I agree with all that. But then Jack concludes his policy list by saying that “A good place to start [in on new growth-oriented policies] would be to create a growth commission, to come up with a new approach to make Ontario rich again.”
But why?
One thing we Canadians have had lots of growth in is growth commissions. The Harper government had an economic advisory committee. At least it included several economists, among them Jack Mintz. The Trudeau government had a prime minister’s advisory council on economic growth, though it included almost no economists, with the notable and important exception of my McGill colleague Chris Ragan. Most of its members were business people or university administrators and it was headed by Dominic Barton, the CEO of McKinsey, the consulting firm, a make-up that accords with the government’s interventionist, instrumentalist view of how best to encourage business activity in Canada.
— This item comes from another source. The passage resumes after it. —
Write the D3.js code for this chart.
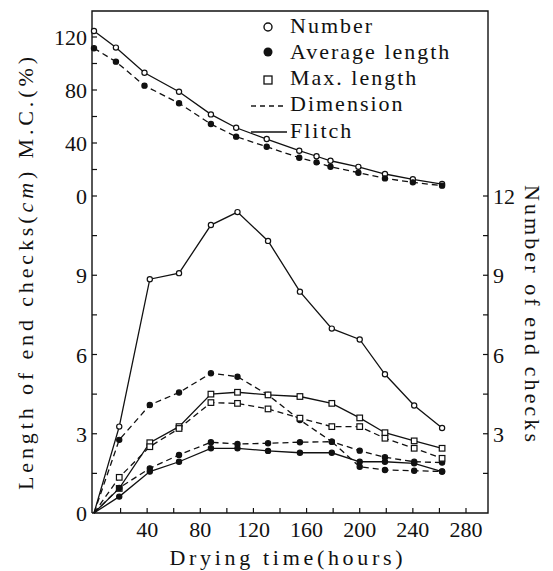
<!DOCTYPE html>
<html><head><meta charset="utf-8">
<script src="https://cdn.jsdelivr.net/npm/d3@7"></script>
<style>
body{margin:0;background:#fff;}
text{font-family:"Liberation Serif","Times New Roman",Times,Tinos,"DejaVu Serif","Noto Serif",serif;fill:#111;}
</style></head>
<body><svg id="c" width="553" height="571"></svg>
<script>
// ---- data ----
const hours = [0, 19, 42, 64, 88, 108, 131, 155, 179, 200, 219, 241, 262];
const flitchNumber = [0, 3.27, 8.85, 9.08, 10.9, 11.39, 10.3, 8.38, 6.98, 6.57, 5.25, 4.07, 3.22];
const dimNumber    = [0, 2.77, 4.09, 4.56, 5.29, 5.16, 4.47, 3.52, 2.7, 2.36, 2.11, 1.94, 1.91];
const flitchMax    = [0, 0.93, 2.66, 3.27, 4.5, 4.57, 4.47, 4.41, 4.15, 3.6, 3.04, 2.73, 2.45];
const dimMax       = [0, 1.35, 2.51, 3.2, 4.18, 4.15, 3.94, 3.59, 3.27, 3.27, 2.83, 2.45, 2.07];
const flitchAvg    = [0, 0.62, 1.57, 1.94, 2.45, 2.45, 2.35, 2.28, 2.28, 1.94, 1.94, 1.88, 1.57];
const dimAvg       = [0, 0.95, 1.69, 2.2, 2.68, 2.61, 2.64, 2.68, 2.7, 1.75, 1.63, 1.6, 1.57];

const mcHours   = [0, 16.5, 38, 64, 88, 107, 130, 154.5, 167.5, 178, 199, 219, 240, 262];
const flitchMC  = [124.5, 112, 93, 78.7, 61.6, 51.5, 43, 34.2, 30, 26.6, 22, 16.6, 12.6, 9];
const dimMC     = [111.5, 101.4, 83.3, 70, 54.3, 44.8, 37.2, 28.9, 25.4, 22.1, 17.6, 13.3, 10.3, 7.8];

const xTicks = [40, 80, 120, 160, 200, 240, 280];
const mcTicks = [0, 40, 80, 120];
const lenTicks = [0, 3, 6, 9];
const numTicks = [3, 6, 9, 12];
const legendLabels = ["Number", "Average length", "Max. length", "Dimension", "Flitch"];

// ---- scales ----
const svg = d3.select("#c");
const x = d3.scaleLinear().domain([0, 280]).range([94, 466]);
const yLen = d3.scaleLinear().domain([0, 12]).range([513, 196]);
const yMC = d3.scaleLinear().domain([0, 120]).range([196, 37]);
const L = 92, R = 488, T = 11, B = 513;

// frame
svg.append("path").attr("d", `M${L},${B}V${T}H${R}V${B}H${L}`)
  .attr("fill", "none").attr("stroke", "#111").attr("stroke-width", 1.4);

const tk = svg.append("g").attr("stroke", "#111").attr("stroke-width", 1.2);
d3.range(20, 281, 20).forEach(v => tk.append("line").attr("x1", x(v)).attr("x2", x(v)).attr("y1", B).attr("y2", B - 5));
d3.range(0, 121, 20).forEach(v => tk.append("line").attr("x1", L).attr("x2", L + 5).attr("y1", yMC(v)).attr("y2", yMC(v)));
d3.range(1.5, 11, 1.5).forEach(v => tk.append("line").attr("x1", L).attr("x2", L + 5).attr("y1", yLen(v)).attr("y2", yLen(v)));
d3.range(1.5, 12.1, 1.5).forEach(v => tk.append("line").attr("x1", R).attr("x2", R - 5).attr("y1", yLen(v)).attr("y2", yLen(v)));

const fs = 22;
svg.selectAll(".xt").data(xTicks).enter().append("text")
  .attr("x", d => x(d)).attr("y", 537).attr("text-anchor", "middle").attr("font-size", fs).text(d => d);
svg.selectAll(".mt").data(mcTicks).enter().append("text")
  .attr("x", 87).attr("y", d => yMC(d) + 8).attr("text-anchor", "end").attr("font-size", fs).text(d => d);
svg.selectAll(".lt").data(lenTicks).enter().append("text")
  .attr("x", 87).attr("y", d => yLen(d) + 8).attr("text-anchor", "end").attr("font-size", fs).text(d => d);
svg.selectAll(".rt").data(numTicks).enter().append("text")
  .attr("x", 493).attr("y", d => yLen(d) + 8).attr("text-anchor", "start").attr("font-size", fs).text(d => d);

// axis titles
svg.append("text").attr("x", 286).attr("y", 565).attr("text-anchor", "middle").attr("font-size", fs)
  .attr("textLength", 233).attr("lengthAdjust", "spacing").text("Drying time(hours)");
const lt = svg.append("text").attr("transform", "translate(33,273.5) rotate(-90)")
  .attr("text-anchor", "middle").attr("font-size", fs).attr("textLength", 433).attr("lengthAdjust", "spacing");
lt.append("tspan").text("Length of end checks(");
lt.append("tspan").attr("font-style", "italic").text("cm");
lt.append("tspan").text(")  M.C.(%)");
svg.append("text").attr("transform", "translate(525,313.5) rotate(90)")
  .attr("text-anchor", "middle").attr("font-size", fs).attr("textLength", 257).attr("lengthAdjust", "spacing")
  .text("Number of end checks");

// series
function draw(xs, ys, yScale, dashed, marker) {
  const pts = xs.map((h, i) => [x(h), yScale(ys[i])]);
  svg.append("path").attr("d", d3.line()(pts)).attr("fill", "none").attr("stroke", "#111")
    .attr("stroke-width", 1.3).attr("stroke-dasharray", dashed ? "6,4" : null);
  const g = svg.append("g");
  pts.forEach(([px, py], i) => {
    if (i === 0 && yScale === yLen) return;
    if (marker === "square") {
      g.append("rect").attr("x", px - 2.8).attr("y", py - 2.8).attr("width", 5.6).attr("height", 5.6)
        .attr("fill", "#fff").attr("stroke", "#111").attr("stroke-width", 1.2);
    } else {
      g.append("circle").attr("cx", px).attr("cy", py).attr("r", 2.6)
        .attr("fill", marker === "filled" ? "#111" : "#fff").attr("stroke", "#111").attr("stroke-width", 1.2);
    }
  });
}
draw(mcHours, flitchMC, yMC, false, "open");
draw(mcHours, dimMC, yMC, true, "filled");
draw(hours, flitchNumber, yLen, false, "open");
draw(hours, dimNumber, yLen, true, "filled");
draw(hours, flitchMax, yLen, false, "square");
draw(hours, dimMax, yLen, true, "square");
draw(hours, flitchAvg, yLen, false, "filled");
draw(hours, dimAvg, yLen, true, "filled");

// legend
const lg = svg.append("g");
const lyb = [33, 59, 85, 111, 138];
lg.append("circle").attr("cx", 268).attr("cy", 27).attr("r", 4).attr("fill", "#fff").attr("stroke", "#111").attr("stroke-width", 1.4);
lg.append("circle").attr("cx", 268).attr("cy", 52).attr("r", 4.5).attr("fill", "#111");
lg.append("rect").attr("x", 264).attr("y", 76).attr("width", 8).attr("height", 8).attr("fill", "#fff").attr("stroke", "#111").attr("stroke-width", 1.3);
lg.append("line").attr("x1", 251).attr("x2", 287).attr("y1", 106).attr("y2", 106).attr("stroke", "#111").attr("stroke-width", 1.4).attr("stroke-dasharray", "5,4");
lg.append("line").attr("x1", 251).attr("x2", 287).attr("y1", 132).attr("y2", 132).attr("stroke", "#111").attr("stroke-width", 1.4);
lg.selectAll("text").data(legendLabels).enter().append("text")
  .attr("x", 290).attr("y", (d, i) => lyb[i]).attr("font-size", fs).attr("letter-spacing", 2).text(d => d);
</script></body></html>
But if we’ve got a list of the right policies and Ontario now has a premier who very likely understands them at a gut level, what would be the purpose of a growth commission? It would take time to put together, to meet, to deliberate and finally to report.
And, let’s be honest, its report would be predictable. Governments don’t populate these commissions in ignorance of prospective member views. If you want a group that’s going to recommend hands-on industrial policy, there’s a stable of academics and business people who can be counted on to recommend that. If you want a market-oriented hands-off approach, there’s a cadre of academics and—strangely—somewhat fewer business people who will go with that. (“Strangely” because in my experience, business people have been trained to analyze a problem and make a to-do list of how to go about solving it directly. Letting the unpredictable interaction of market participants produce the best outcome does not appeal to their controlling, Type-A personalities, which may be great for running individual firms but aren’t at all good for running an economy.)
Apart from a few general themes, Doug Ford didn’t provide an awful lot of detail about what a Ford government would do. But the themes are enough: no nonsense, straightforward action, common sense, trust in Ontarians. With that attitude and Jack’s list there’s no need for a growth commission. Just get on with it, premier.